History, I’m sure, will judge this episode in our nation’s life not as an epic game-changing battle against corruption. History will judge it as the debasement of our nation’s yearning for a graft-free government into a program of partisanship and political persecution.
The latest chapter of this episode only confirms such partisanship.
Tuason, given her disclosure that she got P40 million as her share, couldn’t have given the P800 million kickback only to Estrada and Enrile. She was mum on whom else she gave kickbacks to, and the Blue Ribbon Committee members didn’t even try to extract more of such information from her.
It’s disgusting how Senator Teofisto Guingona III, chairman of the blue ribbon committee, fawned over Tuason, portrayed her as a heroine, and nearly kissed her on the cheek as she congratulated her after the hearing.
Didn’t the thought pass Guingona’s skull that Tuason didn’t get 5 percent of the pork-barrel kickback—P40 million—just as a delivery girl? Or is this a class thing, another reflection of our caste system, that the rich involved in a crime can just rat on their co-conspirators, and they will be treated as heroines?
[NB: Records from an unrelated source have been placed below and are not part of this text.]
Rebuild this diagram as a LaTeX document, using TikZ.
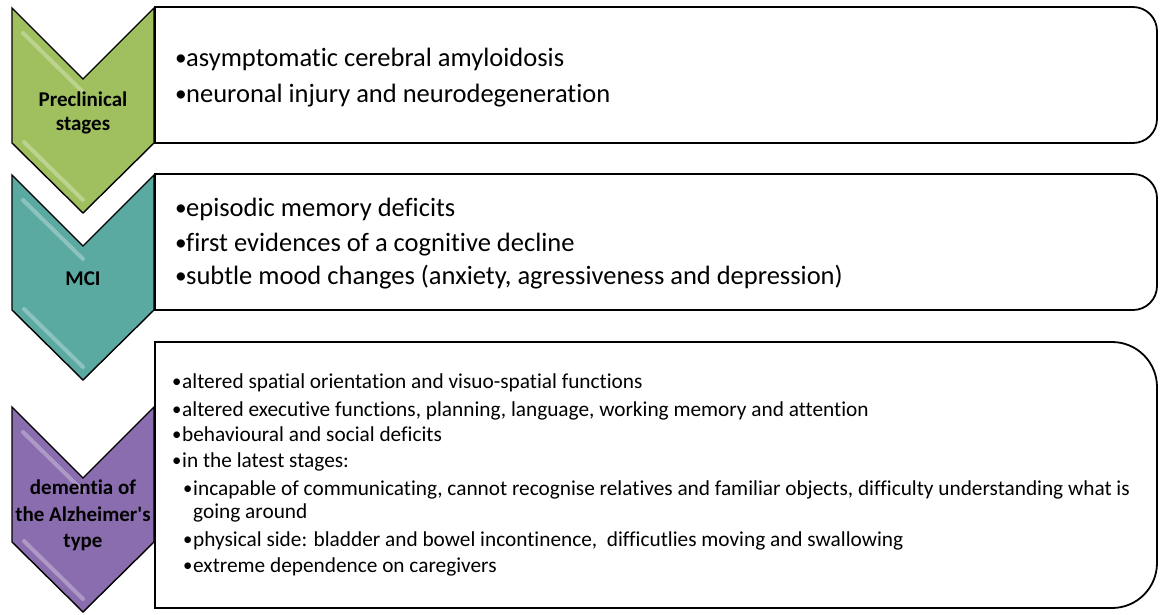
\documentclass[tikz,border=0pt]{standalone}
\usepackage{graphicx}
\usepackage{fontspec}
\setmainfont{Carlito}[Ligatures={NoCommon,TeXOff}]
\definecolor{cgreen}{HTML}{A0C060}
\definecolor{cteal}{HTML}{5BAAA2}
\definecolor{cpurple}{HTML}{8A6DAE}
\begin{document}
\begin{tikzpicture}[x=1pt,y=-1pt,
  chev/.style={draw=black, line width=1.4pt, line join=miter},
  hl/.style={white, opacity=0.3, line width=4pt, line cap=round},
  box/.style={draw=black, line width=1.8pt, fill=white},
  lbl/.style={anchor=base, inner sep=0pt, font=\bfseries\fontsize{21}{24}\selectfont},
  big/.style={anchor=base west, inner sep=0pt, font=\fontsize{26.5}{30}\selectfont},
  small/.style={anchor=base west, inner sep=0pt, font=\fontsize{21.3}{25}\selectfont}]
\useasboundingbox (0,0) rectangle (1160,614);
\newcommand{\bul}[1]{\makebox[#1][l]{\raisebox{0.02em}{\scalebox{0.88}{•}}}}
% chevrons
\foreach \T/\col in {8/cgreen, 175/cteal, 407/cpurple}{
  \begin{scope}[shift={(0,\T)}]
    \draw[chev, fill=\col] (12,0) -- (83,71) -- (154,0) -- (154,135) -- (83,205) -- (12,135) -- cycle;
    \draw[hl] (23,25) -- (83,84);
    \draw[hl] (24,134) -- (83,192);
  \end{scope}
}
% boxes
\draw[box] (155,7) -- (1133,7) arc[start angle=-90, end angle=0, radius=24] -- (1157,119) arc[start angle=0, end angle=90, radius=24] -- (155,143) -- cycle;
\draw[box] (155,174) -- (1133,174) arc[start angle=-90, end angle=0, radius=24] -- (1157,286) arc[start angle=0, end angle=90, radius=24] -- (155,310) -- cycle;
\draw[box] (155,342) -- (1112,342) arc[start angle=-90, end angle=0, radius=45] -- (1157,563) arc[start angle=0, end angle=90, radius=45] -- (155,608) -- cycle;
% chevron labels
\node[lbl] (pc1) at (83,106) {Preclinical};
\node[lbl] (pc2) at (83,130) {stages};
\node[lbl] (mci) at (83,285) {MCI};
\node[lbl] (dm1) at (83,494) {dementia of};
\node[lbl] (dm2) at (83,521) {the Alzheimer's};
\node[lbl] (dm3) at (83,547) {type};
% box 1
\node[big] (a1) at (175,66) {\bul{11pt}asymptomatic cerebral amyloidosis};
\node[big] (a2) at (175,102) {\bul{11pt}neuronal injury and neurodegeneration};
% box 2
\node[big] (b1) at (175,216) {\bul{11pt}episodic memory deficits};
\node[big] (b2) at (175,251) {\bul{11pt}first evidences of a cognitive decline};
\node[big] (b3) at (175,284) {\bul{11pt}subtle mood changes (anxiety, agressiveness and depression)};
% box 3
\node[small] (c1) at (172,388) {\bul{10pt}altered spatial orientation and visuo-spatial functions};
\node[small] (c2) at (172,416) {\bul{10pt}altered executive functions, planning, language, working memory and attention};
\node[small] (c3) at (172,441) {\bul{10pt}behavioural and social deficits};
\node[small] (c4) at (172,467) {\bul{10pt}in the latest stages:};
\node[small] (d1) at (183,495) {\bul{10pt}incapable of communicating, cannot recognise relatives and familiar objects, difficulty understanding what is};
\node[small] (d1b) at (193,518) {going around};
\node[small] (d2) at (183,546) {\bul{10pt}physical side: bladder and bowel incontinence,\ \ difficutlies moving and swallowing};
\node[small] (d3) at (183,572) {\bul{10pt}extreme dependence on caregivers};
\end{tikzpicture}
\end{document}
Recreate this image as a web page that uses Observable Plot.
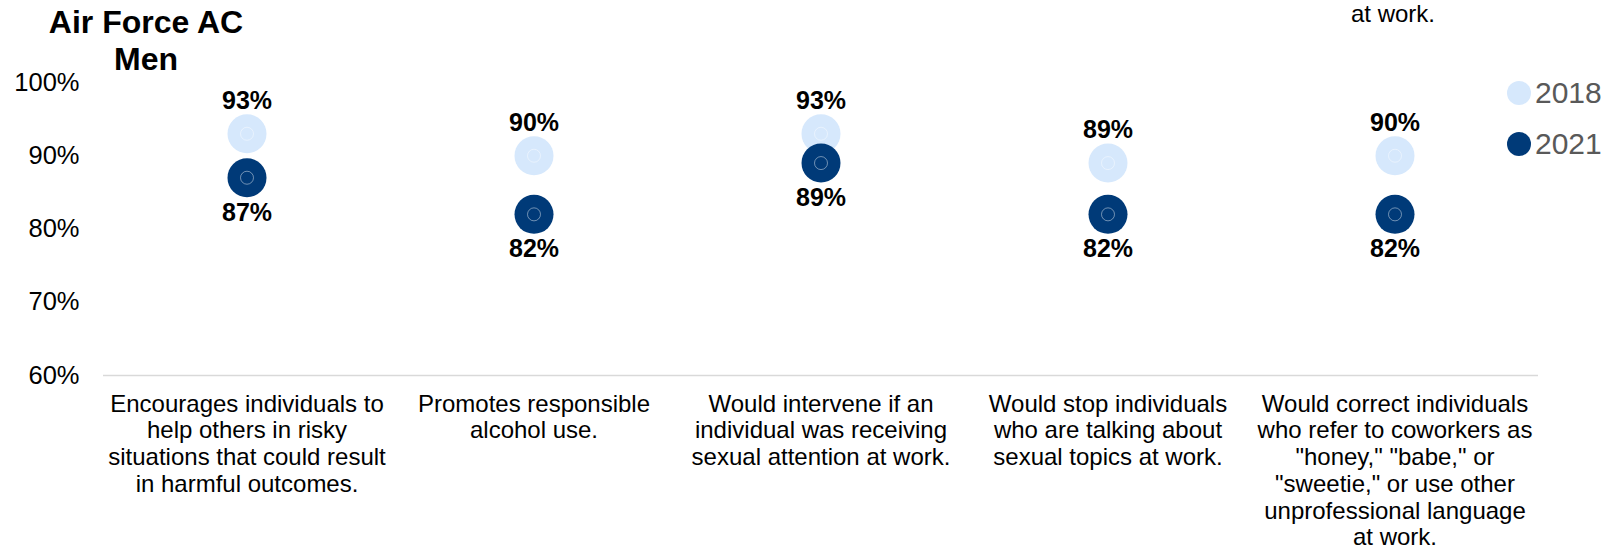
<!DOCTYPE html>
<html>
<head>
<meta charset="utf-8">
<script src="https://cdn.jsdelivr.net/npm/d3@7"></script>
<script src="https://cdn.jsdelivr.net/npm/@observablehq/plot@0.6"></script>
<style>
  html, body { margin: 0; padding: 0; background: #fff; }
  body { width: 1615px; height: 551px; overflow: hidden; position: relative; font-family: Arial, "Liberation Sans", sans-serif; }
  #chart { position: absolute; left: 0; top: 0; }
  .title { position: absolute; left: 46px; top: 4px; width: 200px; text-align: center; font-weight: bold; font-size: 32px; line-height: 37px; color: #000; }
  .legend { position: absolute; left: 1507px; top: 67px; font-size: 30px; color: #595959; }
  .legend .item { display: flex; align-items: center; height: 51px; }
  .legend .sw { width: 24px; height: 24px; border-radius: 50%; margin-right: 4px; }
  .overflow { position: absolute; left: 1293px; top: 0px; width: 200px; text-align: center; font-size: 24px; color: #000; }
</style>
</head>
<body>
<div id="chart"></div>
<div class="title">Air Force AC<br>Men</div>
<div class="overflow">at work.</div>
<div class="legend" id="legend"></div>
<script>
const categories = [
  "Encourages individuals to\nhelp others in risky\nsituations that could result\nin harmful outcomes.",
  "Promotes responsible\nalcohol use.",
  "Would intervene if an\nindividual was receiving\nsexual attention at work.",
  "Would stop individuals\nwho are talking about\nsexual topics at work.",
  "Would correct individuals\nwho refer to coworkers as\n\"honey,\" \"babe,\" or\n\"sweetie,\" or use other\nunprofessional language\nat work."
];
const years = ["2018", "2021"];
const values2018 = [93, 90, 93, 89, 90];
const values2021 = [87, 82, 89, 82, 82];
const yTicks = [60, 70, 80, 90, 100];
const colors = {"2018": "#d6e8fc", "2021": "#003a78"};

const data = [];
categories.forEach((c, i) => {
  data.push({cat: c, year: "2018", value: values2018[i]});
  data.push({cat: c, year: "2021", value: values2021[i]});
});
const d18 = data.filter(d => d.year === "2018");
const d21 = data.filter(d => d.year === "2021");

const chart = Plot.plot({
  width: 1615,
  height: 551,
  marginLeft: 103,
  marginRight: 77,
  marginTop: 82,
  marginBottom: 176,
  style: {fontFamily: "Arial, 'Liberation Sans', sans-serif", color: "#000", background: "#fff"},
  x: {type: "band", domain: categories, padding: 0},
  y: {domain: [60, 100]},
  marks: [
    Plot.ruleY([60], {stroke: "#d9d9d9", strokeWidth: 1.5}),
    Plot.axisY({ticks: yTicks, tickFormat: d => d + "%", tickSize: 0, tickPadding: 24, fontSize: 25.5, label: null, fill: "#000"}),
    Plot.axisX({tickSize: 0, tickPadding: 17, fontSize: 24, lineHeight: 1.115, label: null, fill: "#000"}),
    Plot.dot(data, {x: "cat", y: "value", r: 19.5, fill: d => colors[d.year], stroke: null}),
    Plot.dot(data, {x: "cat", y: "value", r: 6.5, fill: "none", stroke: "#fff", strokeOpacity: 0.55, strokeWidth: 0.8}),
    Plot.text(d18, {x: "cat", y: "value", text: d => d.value + "%", dy: -33, fontSize: 25, fontWeight: "bold", fill: "#000"}),
    Plot.text(d21, {x: "cat", y: "value", text: d => d.value + "%", dy: 35, fontSize: 25, fontWeight: "bold", fill: "#000"})
  ]
});
document.getElementById("chart").appendChild(chart);

const legend = document.getElementById("legend");
years.forEach(y => {
  const item = document.createElement("div");
  item.className = "item";
  const sw = document.createElement("div");
  sw.className = "sw";
  sw.style.background = colors[y];
  const t = document.createElement("span");
  t.textContent = y;
  item.appendChild(sw);
  item.appendChild(t);
  legend.appendChild(item);
});
</script>
</body>
</html>
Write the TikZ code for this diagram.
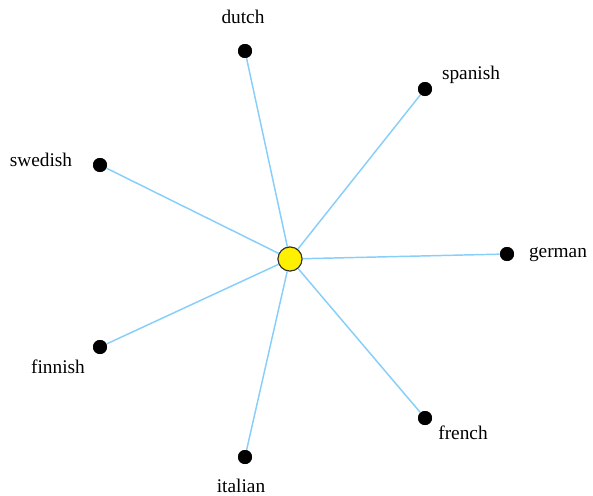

For Napoles to have given her such huge amount—and even Tuason described her as tightfisted in sharing her loot—she had to play a big part in the scam, most likely by convincing Estrada, Enrile, and the still unnamed other senators that they could get away with the crime and by following up the release of the pork-barrel money in their offices and in the budget department.
If we had more intelligent members of the Blue Ribbon Committee—the likes of pre-martial law Blue Ribbon chairman Senator Jose Diokno—or if we had senators without their own agendas, they would have grilled her after she claimed she got a P40 million commission, to get her to reveal who else did she deliver the dirty money to.
But we have an unprepared and partisan Blue Ribbon Committee chairman who simply asked Tuason to verbalize her affidavit in front of the TV, who just kept saying “I see, I see” in the hearing, and who used that ‘three-point shot” basketball metaphor to publicly portray his colleague guilty as hell—as if all of these were just another kind of game.